Один из симптомов, присущих именно этому заболеванию, — так называемые «флэш-бэки»: яркие вспышки, иногда во сне, иногда наяву, воспроизводящие событие, которое травмировало психику. «Нормальная реакция на ненормальные обстоятельства». Эти обстоятельства могут быть столь ужасными, что человек подсознательно стремится о них забыть. «Я никого не убил» или «меня никто не унизил». Пострадавший как бы отделяет часть сознания, и она существует в некоей капсуле отдельно от всего остального опыта. Человек не может ни с кем обсуждать это событие…

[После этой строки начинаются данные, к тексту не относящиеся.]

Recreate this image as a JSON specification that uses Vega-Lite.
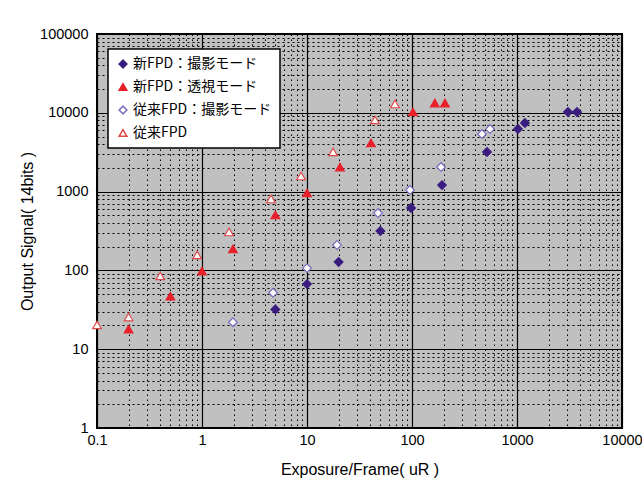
{
  "$schema": "https://vega.github.io/schema/vega-lite/v6.json",
  "width": 525,
  "height": 394,
  "autosize": "none",
  "padding": {"left": 97, "top": 34, "right": 20, "bottom": 69},
  "background": "white",
  "config": {
    "view": {"fill": "#C0C0C0", "stroke": "black", "strokeWidth": 2},
    "axis": {
      "domain": false,
      "ticks": false,
      "labelFont": "Liberation Sans",
      "labelFontSize": 14.5,
      "labelColor": "black",
      "titleFont": "Liberation Sans",
      "titleFontSize": 16,
      "titleFontWeight": "normal",
      "titleColor": "black"
    },
    "legend": {
      "orient": "none", "legendX": 11, "legendY": 15, "title": null,
      "fillColor": "white", "strokeColor": "black", "strokeWidth": 1.5, "padding": 8,
      "labelFont": "Noto Sans CJK JP", "labelFontSize": 14, "labelColor": "black",
      "rowPadding": 9, "symbolSize": 60, "labelOffset": 3, "symbolOffset": 0
    }
  },
  "data": {
    "values": [
      {"s": "新FPD：撮影モード", "x": 5, "y": 32},
      {"s": "新FPD：撮影モード", "x": 10, "y": 67},
      {"s": "新FPD：撮影モード", "x": 20, "y": 128},
      {"s": "新FPD：撮影モード", "x": 50, "y": 316},
      {"s": "新FPD：撮影モード", "x": 98, "y": 620},
      {"s": "新FPD：撮影モード", "x": 193, "y": 1210},
      {"s": "新FPD：撮影モード", "x": 518, "y": 3180},
      {"s": "新FPD：撮影モード", "x": 1020, "y": 6220},
      {"s": "新FPD：撮影モード", "x": 1190, "y": 7420},
      {"s": "新FPD：撮影モード", "x": 3060, "y": 10240},
      {"s": "新FPD：撮影モード", "x": 3730, "y": 10240},
      {"s": "新FPD：透視モード", "x": 0.2, "y": 18},
      {"s": "新FPD：透視モード", "x": 0.5, "y": 47},
      {"s": "新FPD：透視モード", "x": 1, "y": 98},
      {"s": "新FPD：透視モード", "x": 1.97, "y": 187},
      {"s": "新FPD：透視モード", "x": 5, "y": 505},
      {"s": "新FPD：透視モード", "x": 10, "y": 960},
      {"s": "新FPD：透視モード", "x": 20.6, "y": 2050},
      {"s": "新FPD：透視モード", "x": 40.7, "y": 4140},
      {"s": "新FPD：透視モード", "x": 102, "y": 10240},
      {"s": "新FPD：透視モード", "x": 165, "y": 13300},
      {"s": "新FPD：透視モード", "x": 206, "y": 13300},
      {"s": "従来FPD：撮影モード", "x": 1.97, "y": 22},
      {"s": "従来FPD：撮影モード", "x": 4.75, "y": 52},
      {"s": "従来FPD：撮影モード", "x": 10, "y": 107},
      {"s": "従来FPD：撮影モード", "x": 19.3, "y": 210},
      {"s": "従来FPD：撮影モード", "x": 47.5, "y": 535},
      {"s": "従来FPD：撮影モード", "x": 95.7, "y": 1047},
      {"s": "従来FPD：撮影モード", "x": 189, "y": 2050},
      {"s": "従来FPD：撮影モード", "x": 464, "y": 5380},
      {"s": "従来FPD：撮影モード", "x": 553, "y": 6220},
      {"s": "従来FPD", "x": 0.1, "y": 20.3},
      {"s": "従来FPD", "x": 0.2, "y": 25.6},
      {"s": "従来FPD", "x": 0.4, "y": 85},
      {"s": "従来FPD", "x": 0.9, "y": 157},
      {"s": "従来FPD", "x": 1.81, "y": 307},
      {"s": "従来FPD", "x": 4.54, "y": 805},
      {"s": "従来FPD", "x": 8.77, "y": 1578},
      {"s": "従来FPD", "x": 17.7, "y": 3184},
      {"s": "従来FPD", "x": 44.4, "y": 8110},
      {"s": "従来FPD", "x": 68.9, "y": 12940}
    ]
  },
  "layer": [
    {
      "mark": {"type": "point", "opacity": 0},
      "encoding": {
        "x": {
          "field": "x", "type": "quantitative",
          "scale": {"type": "log", "domain": [0.1, 10000], "nice": false},
          "axis": {
            "orient": "bottom", "labels": false, "title": null,
            "values": [0.2,0.3,0.4,0.5,0.6,0.7,0.8,0.9,2,3,4,5,6,7,8,9,20,30,40,50,60,70,80,90,200,300,400,500,600,700,800,900,2000,3000,4000,5000,6000,7000,8000,9000],
            "grid": true, "gridColor": "black", "gridOpacity": 1, "gridWidth": 1, "gridDash": [1.5, 3.5]
          }
        },
        "y": {
          "field": "y", "type": "quantitative",
          "scale": {"type": "log", "domain": [1, 100000], "nice": false},
          "axis": {
            "orient": "left", "labels": false, "title": null,
            "values": [2,3,4,5,6,7,8,9,20,30,40,50,60,70,80,90,200,300,400,500,600,700,800,900,2000,3000,4000,5000,6000,7000,8000,9000,20000,30000,40000,50000,60000,70000,80000,90000],
            "grid": true, "gridColor": "black", "gridOpacity": 1, "gridWidth": 1, "gridDash": [2, 3]
          }
        }
      }
    },
    {
      "mark": {"type": "point", "filled": true, "opacity": 1, "strokeWidth": 1.2, "size": 75},
      "encoding": {
        "x": {
          "field": "x", "type": "quantitative",
          "scale": {"type": "log", "domain": [0.1, 10000], "nice": false},
          "axis": {
            "orient": "bottom", "title": "Exposure/Frame( uR )",
            "values": [0.1, 1, 10, 100, 1000, 10000], "format": "~g",
            "labelPadding": 5, "titlePadding": 15, "labelFlush": false,
            "grid": true, "gridColor": "black", "gridOpacity": 1, "gridWidth": 1.2
          }
        },
        "y": {
          "field": "y", "type": "quantitative",
          "scale": {"type": "log", "domain": [1, 100000], "nice": false},
          "axis": {
            "orient": "left", "title": "Output Signal( 14bits )",
            "values": [1, 10, 100, 1000, 10000, 100000], "format": "d",
            "labelPadding": 9, "titlePadding": 4, "labelFlush": false,
            "grid": true, "gridColor": "black", "gridOpacity": 1, "gridWidth": 1.2
          }
        },
        "shape": {
          "field": "s", "type": "nominal",
          "scale": {"domain": ["新FPD：撮影モード", "新FPD：透視モード", "従来FPD：撮影モード", "従来FPD"], "range": ["diamond", "triangle-up", "diamond", "triangle-up"]}
        },
        "fill": {
          "field": "s", "type": "nominal",
          "scale": {"domain": ["新FPD：撮影モード", "新FPD：透視モード", "従来FPD：撮影モード", "従来FPD"], "range": ["#3A1C80", "#E8202A", "#FFFFFF", "#FFFFFF"]}
        },
        "stroke": {
          "field": "s", "type": "nominal",
          "scale": {"domain": ["新FPD：撮影モード", "新FPD：透視モード", "従来FPD：撮影モード", "従来FPD"], "range": ["#3A1C80", "#E8202A", "#7E6CBE", "#E04A4A"]}
        }
      }
    }
  ],
  "resolve": {"axis": {"x": "independent", "y": "independent"}}
}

Но полноценная жизнь с разорванным сознанием невозможна. И здесь на помощь приходят сновидения, вновь и вновь повторяя пережитой кошмар, как бы пытаясь воссоединить обе стороны сознания. Одна из догадок Фрейда на этот счет — о том, что человек, вновь и вновь переживая ужас (а в кошмаре сновидец всегда жертва), как бы пытается занять более активную позицию, например, самостоятельно спастись, когда на него нападают. Кроме того, крушения, травмы, смерть близких людей почти всегда кажется жестокой бессмыслицей. И часто в самом деле за трагическими событиями нет ровно никакого смысла. Эту бессмыслицу человек во сне пытается преодолеть, чтобы снять свое напряжение, тревогу. Подобные кошмары, согласно теории психоанализа, единственный вид сновидений, который противоречит принципу удовольствия.